To have a permit of stay in Italy, you need to have a work and to have a work you need to have a permit of stay. It sometimes can even be more complicated for the thousands of Africans who are regularly trooping to Italy, thinking that it’s a paradise. Not sooner they have entered do they usually understand that the Italian immigration situation is far different from what they might have dreamt of in Africa.

Many Africans have wasted a precious part of their lives waiting to have the Italian permit, so they can stay and work in the country and when they do have it they will almost be as pathetic as when they never did.

A visiting Kenyan woman from the Netherlands who was told of Fred’s argument found the story unbelievable and she asked:

“Is this not against the Geneva Convention on human right?”

While we cannot immediately verify whether that can be true or not, one thing will remain certain.  In the years to come, the tussle of legality between the Italian state and the army of children who want to be recognised as citizen in the society they were born will surely get much tougher.

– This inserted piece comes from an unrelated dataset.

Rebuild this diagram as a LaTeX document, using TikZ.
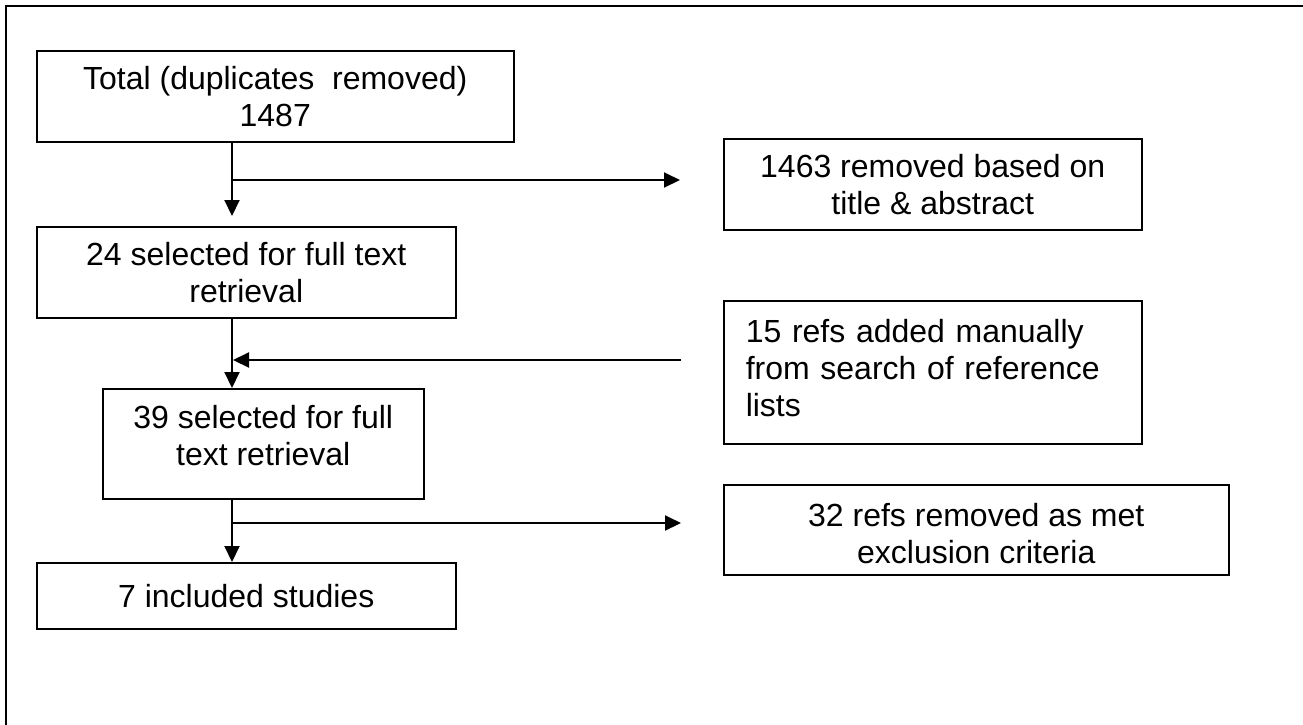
\documentclass[tikz,border=0pt]{standalone}
\usepackage{fontspec}
\setmainfont{Liberation Sans}
\usetikzlibrary{arrows.meta}
\tikzset{
    boxnode/.style = {rectangle, draw=black, line width=1.5pt, inner sep=0pt, anchor=north west, font=\fontsize{32}{37}\selectfont},
    flow_box/.style = {boxnode, align=center},
    side_box/.style = {boxnode, align=left},
    flow_line/.style = {line width=2pt, -{Triangle[length=16pt,width=15pt]}},
    frame_line/.style = {line width=1.7pt}
}

\begin{document}
\begin{tikzpicture}[x=1pt,y=-1pt]
    \useasboundingbox (0,0) rectangle (1303,724);
    \clip (0,0) rectangle (1303,724);
    \draw[frame_line] (6,6) rectangle (1320,740);
    % left column
    \node[flow_box, minimum width=477pt, minimum height=91pt] (total) at (36,50) {Total (duplicates\ \ removed)\\1487};
    \node[flow_box, minimum width=419pt, minimum height=91pt] (sel24) at (36,226) {24 selected for full text\\retrieval};
    \node[flow_box, minimum width=321pt, minimum height=110pt] (sel39) at (102,388)
        {\begin{tabular}{@{}c@{}}39 selected for full\\text retrieval\rule[-19pt]{0pt}{0pt}\end{tabular}};
    \node[flow_box, minimum width=419pt, minimum height=66pt] (incl7) at (36,562) {7 included studies};
    % right column
    \node[flow_box, minimum width=418pt, minimum height=91pt] (rem1463) at (723,138) {1463 removed based on\\title \& abstract};
    \node[side_box, minimum width=418pt, minimum height=143pt, text width=374pt] (added15) at (723,300)
        {\begin{tabular}{@{}l@{}}15 refs added manually\\from search of reference\\lists\end{tabular}};
    \node[flow_box, minimum width=505pt, minimum height=89pt] (rem32) at (723,484)
        {\begin{tabular}{@{}c@{}}\rule{0pt}{42pt}32 refs removed as met\\exclusion criteria\end{tabular}};
    % connectors
    \coordinate (split1) at (232,180);
    \coordinate (join2) at (233,360);
    \coordinate (split3) at (232,523);
    \draw[flow_line, shorten >=10pt] (total.south -| split1) -- (sel24.north -| split1);
    \draw[flow_line, shorten >=43pt] (split1) -- (rem1463.west |- split1);
    \draw[flow_line] (sel24.south -| split1) -- (sel39.north -| split1);
    \draw[flow_line, shorten <=42pt] (added15.west |- join2) -- (join2);
    \draw[flow_line] (sel39.south -| split1) -- (incl7.north -| split1);
    \draw[flow_line, shorten >=42pt] (split3) -- (rem32.west |- split3);
\end{tikzpicture}
\end{document}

For several years now, the Italian population demography, predominantly old people, a characteristic of the larger western societies has almost been static at about 60 million. While at the level of productivity, few politicians have openly argued in favour of immigration, (with about 4 million migrants already in the country) in sustenance of the local economy, the state is unable to detach itself from bureaucracy and embrace a rare opportunity, recognising nearly a million children who were born in Italy by none Italian parents, as citizens of Italy.

Meanwhile the perceivable future shows that the Italian state is likely to lose, unless it changes its position on some immigration issues, such as this.

For example, it is true that a lot of educational and industrial trainings are not completely paid for in Italy, thanks to government subsidies.  That means the Italian state has been spending a great percentage of its tax payers money in the training of some 900 000 children it does not consider as citizens.

The danger is that when these children get frustrated in the huddles of Italian business of legality, some might consider the option of abandoning the country into a more competitive market.  And unlike other western countries as Germany or the United States where they would have long gotten their passports without extra bureaucratic hindrances and therefore the unlimited bond between them and the society they were born, their memories of Italy will fade away across the border.

This is the ugly situation Fred Kuwornu is addressing today with his documentary, so that tomorrow will be better both for the Italian state and the children that are born within its territory.